After the Netherlands and Cape Town in South Africa, Van Schayik and Teun Meulepas were recently in Buea, Cameroon, where, in partnership with Educate a Child in Africa, ECA, organised a one-day conference at the University of Buea.

The one-day conference, which was hinged on the theme: The importance of quality education in the fight against poverty in Cameroon, was aimed at capturing the priorities of youths in Cameroon, which they want to be represented in the UN post-2015 Development Agenda.

Speaking at the conference, the Youth Ambassador for Building Bridges in Cameroon, Gideon Asaah, who doubles as Co-Founder and Chief Operating Officer of ECA, said, before the UB conference, ECA carried out a survey research titled: My World Survey to capture the views of young people on the world they want.

According to him, the youths were asked to choose six out of the16 options of what can make life better for them and their families.

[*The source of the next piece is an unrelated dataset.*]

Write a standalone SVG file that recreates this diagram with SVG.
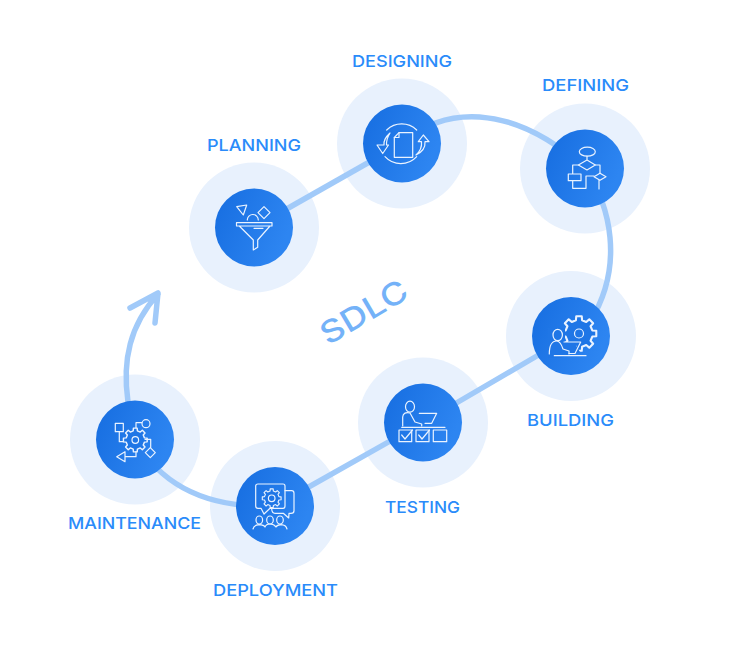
<svg xmlns="http://www.w3.org/2000/svg" width="735" height="648" viewBox="0 0 735 648">
<style>
.halo{fill:#e8f1fd}
.core{fill:url(#coreFill)}
.link{fill:none;stroke:#a1caf9;stroke-width:5.5;stroke-linecap:butt}
.label{font-family:"Inter","Liberation Sans",sans-serif;font-weight:500;font-size:16.5px;fill:#2a8bfa;text-anchor:middle}
.ico{fill:none;stroke:#eaf3ff;stroke-width:1.2;stroke-linejoin:round;stroke-linecap:round}
.ico .mask{fill:#1f76e6}
.gear{fill:#1f76e6;stroke:#eaf3ff;stroke-width:1.2;stroke-linejoin:round;vector-effect:non-scaling-stroke}
</style>
<defs>
<linearGradient id="coreFill" x1="0" y1="0" x2="1" y2="0.4"><stop offset="0" stop-color="#166de0"/><stop offset="1" stop-color="#2d85f1"/></linearGradient>
<clipPath id="pageClip"><rect x="0" y="0" width="650" height="648"/></clipPath>
<polygon id="gearShape" points="7.6,-1.75 9.88,-1.56 9.88,1.56 7.6,1.75 6.61,4.13 8.09,5.88 5.88,8.09 4.13,6.61 1.75,7.6 1.56,9.88 -1.56,9.88 -1.75,7.6 -4.13,6.61 -5.88,8.09 -8.09,5.88 -6.61,4.13 -7.6,1.75 -9.88,1.56 -9.88,-1.56 -7.6,-1.75 -6.61,-4.13 -8.09,-5.88 -5.88,-8.09 -4.13,-6.61 -1.75,-7.6 -1.56,-9.88 1.56,-9.88 1.75,-7.6 4.13,-6.61 5.88,-8.09 8.09,-5.88 6.61,-4.13"/>
</defs>
<rect width="735" height="648" fill="#ffffff"/>
<g id="halos">
<circle class="halo" cx="254" cy="227.5" r="65"/>
<circle class="halo" cx="402" cy="143.5" r="65"/>
<circle class="halo" cx="585" cy="168.5" r="65" clip-path="url(#pageClip)"/>
<circle class="halo" cx="571" cy="336" r="65"/>
<circle class="halo" cx="423" cy="422.5" r="65"/>
<circle class="halo" cx="275" cy="506" r="65"/>
<circle class="halo" cx="135" cy="439.5" r="65"/>
</g>
<g id="connectors">
<path class="link" d="M254 227.5L402 143.5"/>
<path class="link" d="M402 143.5C440 108 510 100 585 168.5"/>
<path class="link" d="M585 168.5C610 205 625 265 590 322"/>
<path class="link" d="M571 336L423 422.5L275 506"/>
<path class="link" d="M275 506Q175 510 135 439.5"/>
<path class="link" style="stroke-linecap:round;stroke-linejoin:round" d="M128 402C122 360 130 325 158 294M130 308L158 293L155 323"/>
</g>
<g id="planning">
<circle class="core" cx="254" cy="227.5" r="39"/>
<g class="ico">
<path d="M236.5 222.7H272V226H236.5ZM239.3 226L253.3 240V250L257.7 247.3V240L270 226M254 228.3H263"/>
<path d="M236.7 206.7L246.7 205L243.3 215Z"/>
<path d="M264 206.7L270 212.7L264 218.7L258 212.7Z"/>
<path d="M247.3 220A5.5 5.5 0 0 1 258.3 220"/>
</g>
<text class="label" x="254" y="150.5" textLength="94" lengthAdjust="spacingAndGlyphs">PLANNING</text>
</g>
<g id="designing">
<circle class="core" cx="402" cy="143.5" r="39"/>
<g class="ico">
<path d="M399 132.7H412.7V157.3H394.3V137.5Z"/>
<path d="M399 132.7V137.5H394.3"/>
<path d="M386.7 130A21.5 21.5 0 0 1 416.7 130M385 156.7A21.5 21.5 0 0 0 416.7 156.7"/>
<path d="M390 133C385.5 137 383.5 141 384 145H377L382.7 153.5L388.5 145H386.5C386.3 141.5 387.5 137 390 133Z"/>
<path d="M416 155C420.5 151 422 147 421.5 141.7H418.3L423.3 135L429 141.7H425C425.5 147 422 152 416 155Z"/>
</g>
<text class="label" x="402" y="67" textLength="100" lengthAdjust="spacingAndGlyphs">DESIGNING</text>
</g>
<g id="defining">
<circle class="core" cx="585" cy="168.5" r="39"/>
<g class="ico">
<ellipse cx="587.3" cy="151.7" rx="8" ry="4.5"/>
<path d="M587 156.2V160L595.3 165L587 170L578.4 165L587 160"/>
<path d="M578.4 165H572.7V174M568.3 174H581V180.7H568.3ZM572.7 180.7V188.3H586V176H594M595.3 165H600V173"/>
<path d="M600 173.2L606 176.7L600 180.2L594 176.7ZM599 180V189"/>
</g>
<text class="label" x="585.5" y="91" textLength="87" lengthAdjust="spacingAndGlyphs">DEFINING</text>
</g>
<g id="building">
<circle class="core" cx="571" cy="336" r="39"/>
<g class="ico">
<use href="#gearShape" class="gear" transform="translate(579 333.5) scale(1.75)"/>
<circle cx="579" cy="333.5" r="4.5"/>
<path class="mask" stroke="none" d="M548 328H565V342L574 342L580 352L560 358H548Z"/>
<ellipse cx="557.7" cy="335" rx="4.7" ry="5.7"/>
<path d="M549.3 354C549.3 345 552 341 556.7 341C560 341 562 346 563 349L569 351V354"/>
<path d="M564 342H580.7L575 353.5H569"/>
<path d="M554.3 355.7H586"/>
</g>
<text class="label" x="570.5" y="426" textLength="87" lengthAdjust="spacingAndGlyphs">BUILDING</text>
</g>
<g id="testing">
<circle class="core" cx="423" cy="422.5" r="39"/>
<g class="ico">
<ellipse cx="410" cy="406.7" rx="4.5" ry="5.5"/>
<path d="M402.7 426V417C403 413 406 412 410 413L415 422L421.7 424V426"/>
<path d="M419.3 413.3H436.7L431.7 423.3H425"/>
<path d="M401.7 427.3H445"/>
<path d="M399 430H411.7V441.7H399ZM416 430H429V441.7H416ZM433.3 430H446.7V441.7H433.3Z"/>
<path d="M401.7 435L405 439L412.5 430M418.7 435L422 439L429.5 430"/>
</g>
<text class="label" x="422.5" y="513" textLength="75" lengthAdjust="spacingAndGlyphs">TESTING</text>
</g>
<g id="deployment">
<circle class="core" cx="275" cy="506" r="39"/>
<g class="ico">
<path d="M285 490.7H291.7Q294 490.7 294 493.3V510.7Q294 513.3 291 513.3H289L288.7 518L283.3 513.3H275Q272 513.3 271.7 509"/>
<path d="M258 484H283Q285 484 285 486V506Q285 508.3 283 508.3H270L264 514L261 508.3H258Q255.7 508.3 255.7 506V486Q255.7 484 258 484Z"/>
<use href="#gearShape" class="gear" transform="translate(271.7 498.3) scale(0.95)"/>
<circle cx="271.7" cy="498.3" r="3.3"/>
<ellipse cx="259.3" cy="520" rx="3.3" ry="4"/>
<ellipse cx="270" cy="520" rx="3.3" ry="4"/>
<ellipse cx="280" cy="520" rx="3.3" ry="4"/>
<path d="M253 529Q254 525 259 524.7Q264 525 265 527M265 527Q266 524 270 524Q274 524 276 527M276 527Q277 525 281 524.7Q286 525 287 529"/>
</g>
<text class="label" x="275.5" y="596" textLength="125" lengthAdjust="spacingAndGlyphs">DEPLOYMENT</text>
</g>
<g id="maintenance">
<circle class="core" cx="135" cy="439.5" r="39"/>
<g class="ico">
<path d="M115.3 423.3H123.3V431.7H115.3ZM119.3 431.7V441.7H123.3"/>
<circle cx="146" cy="423.7" r="4"/>
<path d="M141.7 422.7H136V428"/>
<use href="#gearShape" class="gear" transform="translate(135.3 440) scale(1.2)"/>
<circle cx="135.3" cy="440" r="3.3"/>
<path d="M145 439.3H150.7V448M150.3 447.7L155.3 452.7L150.3 457.7L145.3 452.7Z"/>
<path d="M116.7 456.7L125 451.7V461.7ZM125 456.7H136V451.7"/>
</g>
<text class="label" x="134.5" y="529" textLength="133" lengthAdjust="spacingAndGlyphs">MAINTENANCE</text>
</g>
<text id="sdlc" x="0" y="0" transform="translate(365 314) rotate(-30.5)" font-family="Inter, 'Liberation Sans', sans-serif" font-weight="500" font-size="31" fill="#74b2f8" text-anchor="middle" dominant-baseline="middle" textLength="96" lengthAdjust="spacingAndGlyphs">SDLC</text>
</svg>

Of the1,600 respondents drawn from the 10 Regions of Cameroon, most of them said quality education, job opportunities, access to clean water and sanitation, better transport and roads network, better healthcare facilities and an honest and responsive Government, can make life worthwhile for them and their families.

It was in this perspective that stakeholders at the seminar were unanimous that education should be professionalised, talents encouraged, specialisation promoted, bribery and corruption shunned, financial impropriety addressed and creativity and output valued, not mouth-watering certificates.

In a stage presentation, the God Given Idiots of the University of Buea ridiculed the Cameroon educational system and said it is over-burdened with theoretical work, with little or no practical skills. Such a system, they said, only churns out job seekers and not job creators.

According to participants, in order to revamp the Cameroon educational system, attention should be paid on the professionalisation of education.

Speaking to The Post after the conference, Teun Maleupas, one of the Co-Founders of BB, said the cry for the professionalisation of educational systems is recurrent in all the African countries they have visited.

He urged the Governments of these countries to pay attention to the worries of the youths and professionalise their educational systems in order to reduce unemployment and improve on the standards of living of the citizens.

In order to achieve this, Maleupas went on, practical education and entrepreneurship must be encouraged in Africa in general and Cameroon in particular.

Van Schayik averred: “If I was placed in a position to suggest what needs to be done, I will tell lawmakers not only to refer to youths as the leaders of tomorrow, but to involve them in the decision-making process, because, the youths are in a better position to tell the leaders what they want.”

It should be noted that ECA is a non-profit and non-Governmental Organisation that advocates the education and wellbeing of children in Africa.

It uses non-formal education and the media to inspire a passion for consequential formal education in children in Africa.